Densho Digital Archive
Frank Abe Collection
Title: Art Hansen Interview
Narrator: Art Hansen
Interviewers: Frank Abe (primary); Frank Chin (secondary)
Location: Los Angeles, California
Date: February 22, 1998
Densho ID: denshovh-hart-01-0001

<Begin Segment 1>

FA: Art, just tell me about Jimmie Omura.

AH: Well, Jimmie is one of the most enigmatic people I, I've ever met. I met him in 1983, I met him in Salt Lake City, and we were both attending a conference that was put on over there by the Center for the Study of Demography. And it was put together by Roger Daniels and Sandra Taylor and Harry Kitano and it later became a book, the proceedings. And it was From Relocation to Redress --

FA: Well, Art, tell me about Jimmie --

AH: Yeah, but I met Jimmie when we were going out from the hotels in Salt Lake City out to the campus of the University of Utah and he was sitting on a mini bus with me. And I was just making chit-chat with somebody on the bus and he turned around and he had a name identification and it said "James Omura." And I couldn't believe it, because I didn't know he was still alive. And so I said, "Are you, by any chance, the Jimmie Omura?" and he said, he said, "Yeah," he said, you know, he said, "I am." He said, and I said, "I thought you were dead," and he said, "No, I'm very much alive." And apparently others have had the same conversation with him because we all felt that he was kind of consigned to oblivion, that he wasn't around anymore. And so then I decided that I would like to interview him. And he told me that he had already done a lengthy interview with Frank Chin, but he would be happy to come out to California, he came out on a regular basis, and we did an interview. So I interviewed him for about four days. And that's where I got my first reading of him. And by the time I picked him up at a motel in Hollywood 'til the time that I took him back four days later it was almost non-stop. I mean, he, and he had already done this same sort of thing with Frank, and we just talked for four days. And he, you know, in the mornings when I would get up he would be sitting on the couch down in our living room and he was ready to start at like 7 o'clock, he was ready to start being interviewed. And one time even the tape recorder broke and he continued to talk right through the time that I was trying to fix the tape recorder. So, I mean, he had a real need to be able to tell his story. And even when I took him back to his motel the next day I got a postcard and he said, "Oh, there's some other things I forgot to tell you," and he writes this thing out: people who he should have mentioned in there, and one of them was Michi Weglyn. He said, "I wanted to..." 'cause I had asked him a final question about which people had, you know, been very important to him.

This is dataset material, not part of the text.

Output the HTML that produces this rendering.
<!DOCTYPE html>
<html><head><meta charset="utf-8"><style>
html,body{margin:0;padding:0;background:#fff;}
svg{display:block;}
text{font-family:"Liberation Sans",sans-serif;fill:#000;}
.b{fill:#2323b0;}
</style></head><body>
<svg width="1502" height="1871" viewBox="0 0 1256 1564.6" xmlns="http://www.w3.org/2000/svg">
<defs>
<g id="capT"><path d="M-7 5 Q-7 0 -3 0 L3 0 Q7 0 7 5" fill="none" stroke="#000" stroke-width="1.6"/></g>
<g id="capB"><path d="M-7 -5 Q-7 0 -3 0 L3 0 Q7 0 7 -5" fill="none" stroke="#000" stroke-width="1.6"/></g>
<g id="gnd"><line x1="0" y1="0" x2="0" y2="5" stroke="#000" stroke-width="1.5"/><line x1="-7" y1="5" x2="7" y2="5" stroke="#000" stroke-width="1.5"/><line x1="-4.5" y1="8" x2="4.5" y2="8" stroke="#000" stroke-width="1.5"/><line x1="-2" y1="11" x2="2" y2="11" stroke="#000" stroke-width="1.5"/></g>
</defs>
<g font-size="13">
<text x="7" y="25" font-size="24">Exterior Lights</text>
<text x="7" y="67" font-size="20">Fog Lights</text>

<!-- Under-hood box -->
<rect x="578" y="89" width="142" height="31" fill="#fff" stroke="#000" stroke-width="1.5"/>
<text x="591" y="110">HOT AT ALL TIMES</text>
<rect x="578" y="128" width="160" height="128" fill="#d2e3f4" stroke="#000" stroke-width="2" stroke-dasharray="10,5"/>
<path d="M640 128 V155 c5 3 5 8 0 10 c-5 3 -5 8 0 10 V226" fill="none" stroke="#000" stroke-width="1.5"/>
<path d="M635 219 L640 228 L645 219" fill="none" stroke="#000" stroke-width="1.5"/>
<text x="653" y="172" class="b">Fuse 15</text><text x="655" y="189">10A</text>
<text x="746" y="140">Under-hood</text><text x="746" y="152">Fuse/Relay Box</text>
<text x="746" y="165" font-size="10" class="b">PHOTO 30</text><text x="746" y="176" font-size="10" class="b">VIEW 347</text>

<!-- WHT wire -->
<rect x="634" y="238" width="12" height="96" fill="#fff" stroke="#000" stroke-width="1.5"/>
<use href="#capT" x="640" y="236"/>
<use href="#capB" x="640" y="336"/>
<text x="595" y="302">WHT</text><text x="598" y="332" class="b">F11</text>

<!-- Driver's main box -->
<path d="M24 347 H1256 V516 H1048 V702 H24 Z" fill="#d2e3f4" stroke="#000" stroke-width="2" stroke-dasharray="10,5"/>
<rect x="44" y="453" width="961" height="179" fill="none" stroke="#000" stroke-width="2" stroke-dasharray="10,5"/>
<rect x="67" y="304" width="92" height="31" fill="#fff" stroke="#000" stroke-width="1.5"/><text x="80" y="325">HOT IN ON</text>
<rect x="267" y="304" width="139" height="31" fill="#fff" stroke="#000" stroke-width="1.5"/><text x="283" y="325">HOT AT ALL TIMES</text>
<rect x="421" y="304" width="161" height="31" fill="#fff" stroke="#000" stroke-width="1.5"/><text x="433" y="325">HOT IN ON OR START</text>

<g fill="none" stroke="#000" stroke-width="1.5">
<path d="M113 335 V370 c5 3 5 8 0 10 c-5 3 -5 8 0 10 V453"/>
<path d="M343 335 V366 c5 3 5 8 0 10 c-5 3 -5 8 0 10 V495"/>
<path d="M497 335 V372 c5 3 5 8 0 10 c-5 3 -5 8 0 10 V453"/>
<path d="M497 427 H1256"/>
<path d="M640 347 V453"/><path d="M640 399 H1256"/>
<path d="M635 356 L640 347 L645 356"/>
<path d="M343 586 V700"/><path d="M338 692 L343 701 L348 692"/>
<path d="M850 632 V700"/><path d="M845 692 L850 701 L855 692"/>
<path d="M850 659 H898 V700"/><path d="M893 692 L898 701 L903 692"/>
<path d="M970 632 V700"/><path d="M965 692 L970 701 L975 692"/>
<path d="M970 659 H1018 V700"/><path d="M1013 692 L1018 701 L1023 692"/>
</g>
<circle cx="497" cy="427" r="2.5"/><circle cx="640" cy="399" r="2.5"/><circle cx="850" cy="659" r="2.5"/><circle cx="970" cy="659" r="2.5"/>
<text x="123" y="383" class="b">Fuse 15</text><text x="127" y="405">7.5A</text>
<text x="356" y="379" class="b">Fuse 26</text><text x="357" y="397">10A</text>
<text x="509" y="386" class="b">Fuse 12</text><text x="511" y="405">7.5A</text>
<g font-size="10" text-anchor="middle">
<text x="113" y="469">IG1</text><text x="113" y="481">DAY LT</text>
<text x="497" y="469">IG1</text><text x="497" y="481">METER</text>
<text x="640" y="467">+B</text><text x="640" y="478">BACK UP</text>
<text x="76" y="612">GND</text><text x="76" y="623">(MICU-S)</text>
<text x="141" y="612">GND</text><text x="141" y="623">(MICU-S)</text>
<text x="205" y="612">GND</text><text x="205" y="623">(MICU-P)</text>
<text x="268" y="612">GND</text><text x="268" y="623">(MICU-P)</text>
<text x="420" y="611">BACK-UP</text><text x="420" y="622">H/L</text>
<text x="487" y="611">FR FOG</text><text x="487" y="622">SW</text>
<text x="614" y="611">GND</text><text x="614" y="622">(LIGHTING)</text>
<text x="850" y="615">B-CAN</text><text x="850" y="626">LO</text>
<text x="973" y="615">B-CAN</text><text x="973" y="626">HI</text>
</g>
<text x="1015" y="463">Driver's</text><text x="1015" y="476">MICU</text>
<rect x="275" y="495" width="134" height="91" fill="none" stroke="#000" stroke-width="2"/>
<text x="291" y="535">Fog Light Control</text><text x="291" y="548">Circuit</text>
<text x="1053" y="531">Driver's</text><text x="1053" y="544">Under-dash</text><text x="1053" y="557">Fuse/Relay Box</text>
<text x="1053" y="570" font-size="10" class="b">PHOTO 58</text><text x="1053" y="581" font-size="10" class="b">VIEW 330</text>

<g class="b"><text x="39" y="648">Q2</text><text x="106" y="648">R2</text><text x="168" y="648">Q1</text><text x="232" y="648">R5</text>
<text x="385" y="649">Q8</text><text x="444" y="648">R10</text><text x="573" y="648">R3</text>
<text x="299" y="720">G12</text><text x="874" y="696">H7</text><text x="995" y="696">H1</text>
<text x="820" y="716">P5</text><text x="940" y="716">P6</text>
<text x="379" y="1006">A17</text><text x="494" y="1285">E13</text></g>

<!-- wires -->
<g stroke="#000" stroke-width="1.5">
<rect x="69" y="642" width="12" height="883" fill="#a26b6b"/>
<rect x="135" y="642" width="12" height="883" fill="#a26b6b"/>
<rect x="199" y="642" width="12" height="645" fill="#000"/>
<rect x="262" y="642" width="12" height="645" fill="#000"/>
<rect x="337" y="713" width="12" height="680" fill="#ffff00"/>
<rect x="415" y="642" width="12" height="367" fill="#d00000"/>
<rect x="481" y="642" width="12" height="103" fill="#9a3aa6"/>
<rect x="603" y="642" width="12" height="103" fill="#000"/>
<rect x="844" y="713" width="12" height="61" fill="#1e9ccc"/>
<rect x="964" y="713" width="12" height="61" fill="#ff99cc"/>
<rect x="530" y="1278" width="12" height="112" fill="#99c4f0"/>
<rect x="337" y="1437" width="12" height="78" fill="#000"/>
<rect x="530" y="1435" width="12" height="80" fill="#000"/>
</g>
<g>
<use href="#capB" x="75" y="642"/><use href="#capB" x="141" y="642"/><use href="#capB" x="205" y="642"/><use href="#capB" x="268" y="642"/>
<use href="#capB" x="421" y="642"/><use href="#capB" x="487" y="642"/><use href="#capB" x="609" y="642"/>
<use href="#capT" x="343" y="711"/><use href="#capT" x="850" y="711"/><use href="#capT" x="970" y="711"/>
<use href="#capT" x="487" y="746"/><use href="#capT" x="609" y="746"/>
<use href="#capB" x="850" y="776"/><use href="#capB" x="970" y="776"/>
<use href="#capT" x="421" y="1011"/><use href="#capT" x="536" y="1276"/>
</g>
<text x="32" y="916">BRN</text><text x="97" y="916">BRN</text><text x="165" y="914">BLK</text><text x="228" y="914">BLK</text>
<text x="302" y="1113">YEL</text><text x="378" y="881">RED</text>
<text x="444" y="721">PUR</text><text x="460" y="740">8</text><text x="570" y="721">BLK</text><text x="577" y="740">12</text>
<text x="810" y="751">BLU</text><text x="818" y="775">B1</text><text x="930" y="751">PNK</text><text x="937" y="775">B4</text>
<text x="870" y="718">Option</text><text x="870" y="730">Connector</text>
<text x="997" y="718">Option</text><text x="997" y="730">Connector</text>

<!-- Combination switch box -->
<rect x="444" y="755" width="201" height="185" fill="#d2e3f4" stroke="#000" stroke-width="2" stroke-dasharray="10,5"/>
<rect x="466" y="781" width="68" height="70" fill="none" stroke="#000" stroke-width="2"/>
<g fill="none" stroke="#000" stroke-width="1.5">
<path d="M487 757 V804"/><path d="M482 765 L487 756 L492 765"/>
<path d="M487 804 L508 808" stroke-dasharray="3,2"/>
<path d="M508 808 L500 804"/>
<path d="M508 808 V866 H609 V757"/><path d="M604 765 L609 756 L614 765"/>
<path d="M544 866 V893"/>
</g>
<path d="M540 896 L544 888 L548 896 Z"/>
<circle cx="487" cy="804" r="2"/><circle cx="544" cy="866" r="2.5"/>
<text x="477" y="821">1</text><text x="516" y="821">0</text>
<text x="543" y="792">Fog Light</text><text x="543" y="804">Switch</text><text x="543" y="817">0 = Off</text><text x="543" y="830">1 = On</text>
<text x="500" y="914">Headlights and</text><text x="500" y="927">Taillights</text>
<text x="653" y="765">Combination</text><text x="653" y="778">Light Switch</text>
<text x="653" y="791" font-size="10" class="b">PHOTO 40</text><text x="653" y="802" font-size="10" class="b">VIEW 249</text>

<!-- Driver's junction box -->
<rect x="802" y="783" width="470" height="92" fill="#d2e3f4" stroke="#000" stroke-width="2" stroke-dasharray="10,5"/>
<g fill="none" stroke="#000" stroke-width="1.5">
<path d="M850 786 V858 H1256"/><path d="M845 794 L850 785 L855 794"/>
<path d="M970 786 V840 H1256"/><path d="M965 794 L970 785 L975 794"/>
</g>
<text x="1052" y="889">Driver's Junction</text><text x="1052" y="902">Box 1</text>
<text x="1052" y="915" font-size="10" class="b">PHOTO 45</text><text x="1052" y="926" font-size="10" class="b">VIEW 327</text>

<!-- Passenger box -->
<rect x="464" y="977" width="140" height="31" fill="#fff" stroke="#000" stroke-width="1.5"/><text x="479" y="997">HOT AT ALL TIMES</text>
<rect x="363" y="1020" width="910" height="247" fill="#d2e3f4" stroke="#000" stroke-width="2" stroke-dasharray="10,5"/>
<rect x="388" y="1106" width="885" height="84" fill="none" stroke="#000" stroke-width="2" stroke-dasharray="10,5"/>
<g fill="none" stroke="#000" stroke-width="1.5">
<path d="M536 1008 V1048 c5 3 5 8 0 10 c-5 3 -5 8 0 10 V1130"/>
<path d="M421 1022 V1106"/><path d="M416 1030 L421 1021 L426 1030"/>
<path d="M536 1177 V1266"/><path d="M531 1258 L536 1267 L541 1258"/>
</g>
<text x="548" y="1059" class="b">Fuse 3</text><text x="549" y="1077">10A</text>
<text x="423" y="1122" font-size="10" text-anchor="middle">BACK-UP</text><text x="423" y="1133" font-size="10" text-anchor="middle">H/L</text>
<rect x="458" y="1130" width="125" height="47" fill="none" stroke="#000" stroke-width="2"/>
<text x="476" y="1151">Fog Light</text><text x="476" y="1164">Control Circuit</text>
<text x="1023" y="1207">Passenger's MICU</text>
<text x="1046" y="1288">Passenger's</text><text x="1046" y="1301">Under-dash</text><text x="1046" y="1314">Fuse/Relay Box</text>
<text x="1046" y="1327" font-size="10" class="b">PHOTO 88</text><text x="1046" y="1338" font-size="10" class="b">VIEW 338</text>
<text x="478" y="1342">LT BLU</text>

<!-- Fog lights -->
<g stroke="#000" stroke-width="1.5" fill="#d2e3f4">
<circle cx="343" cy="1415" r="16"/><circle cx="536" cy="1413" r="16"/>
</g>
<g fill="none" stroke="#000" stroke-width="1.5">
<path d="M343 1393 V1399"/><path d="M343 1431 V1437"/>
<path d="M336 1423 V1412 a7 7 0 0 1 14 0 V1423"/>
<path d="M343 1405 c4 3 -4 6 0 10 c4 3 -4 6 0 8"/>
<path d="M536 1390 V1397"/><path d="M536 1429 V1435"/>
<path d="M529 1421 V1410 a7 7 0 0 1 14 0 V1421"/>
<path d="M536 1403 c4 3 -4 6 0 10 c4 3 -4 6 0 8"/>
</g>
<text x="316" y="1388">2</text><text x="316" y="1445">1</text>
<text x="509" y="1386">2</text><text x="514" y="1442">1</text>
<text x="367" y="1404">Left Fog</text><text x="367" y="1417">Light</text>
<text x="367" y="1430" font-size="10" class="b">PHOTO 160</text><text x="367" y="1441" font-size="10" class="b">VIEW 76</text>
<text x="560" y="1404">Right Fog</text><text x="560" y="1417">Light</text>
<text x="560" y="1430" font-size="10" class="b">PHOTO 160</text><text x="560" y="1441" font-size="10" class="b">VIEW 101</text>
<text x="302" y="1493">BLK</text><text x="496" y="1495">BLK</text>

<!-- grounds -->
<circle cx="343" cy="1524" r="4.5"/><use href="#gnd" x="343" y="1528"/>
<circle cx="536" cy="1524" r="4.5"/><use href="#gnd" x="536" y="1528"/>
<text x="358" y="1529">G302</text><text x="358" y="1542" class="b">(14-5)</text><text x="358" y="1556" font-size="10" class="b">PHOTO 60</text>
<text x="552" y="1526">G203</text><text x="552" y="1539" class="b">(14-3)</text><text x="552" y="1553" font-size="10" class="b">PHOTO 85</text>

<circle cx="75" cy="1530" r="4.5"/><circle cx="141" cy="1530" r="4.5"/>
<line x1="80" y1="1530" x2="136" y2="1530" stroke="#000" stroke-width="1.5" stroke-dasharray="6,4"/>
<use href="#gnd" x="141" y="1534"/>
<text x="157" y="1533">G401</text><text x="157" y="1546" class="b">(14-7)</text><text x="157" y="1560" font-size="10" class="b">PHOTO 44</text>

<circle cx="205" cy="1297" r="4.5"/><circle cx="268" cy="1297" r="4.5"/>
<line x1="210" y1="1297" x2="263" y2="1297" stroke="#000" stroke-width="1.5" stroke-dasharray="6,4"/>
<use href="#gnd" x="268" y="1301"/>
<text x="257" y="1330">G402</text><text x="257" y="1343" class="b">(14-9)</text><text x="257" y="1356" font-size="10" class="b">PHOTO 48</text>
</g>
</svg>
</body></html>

FA: Well, Art, who, who was Jimmie? Who was Jimmie Omura?

AH: A very lonely sort of person of, of enormous self-regard. He had, in some ways, even though you might think of him as a person who didn't think well of himself, I thought he had a very inflated, actually, opinion of himself. And he was so self-encapsulated because of living an effectively orphaned kind of life that he was able to be Thoreauvian and act like Thoreau when he, when he had to. He was the sort of person that was, was so unsocialized that I think he could steel himself for the kind of actions that he later took. So, I mean, I think that was Jimmie Omura, but he was also desperate -- increasingly so as his life went on -- for affirmation from other people. And I think one of things that, that was really important for him was, you know, getting the sort of applause that he did. But, you know, when he had his picture in the Broadway High School yearbook, underneath it the editors of the yearbook had said, "Jimmie Omura I, I, I, I, I, I, I." And he said, "Well," he said, "It's better to be recognized than to be ignored." So, I mean, you see it there. He is self-focused but at the same time, you know, he wasn't easily hurt by those kinds of things because it fed his ego a lot.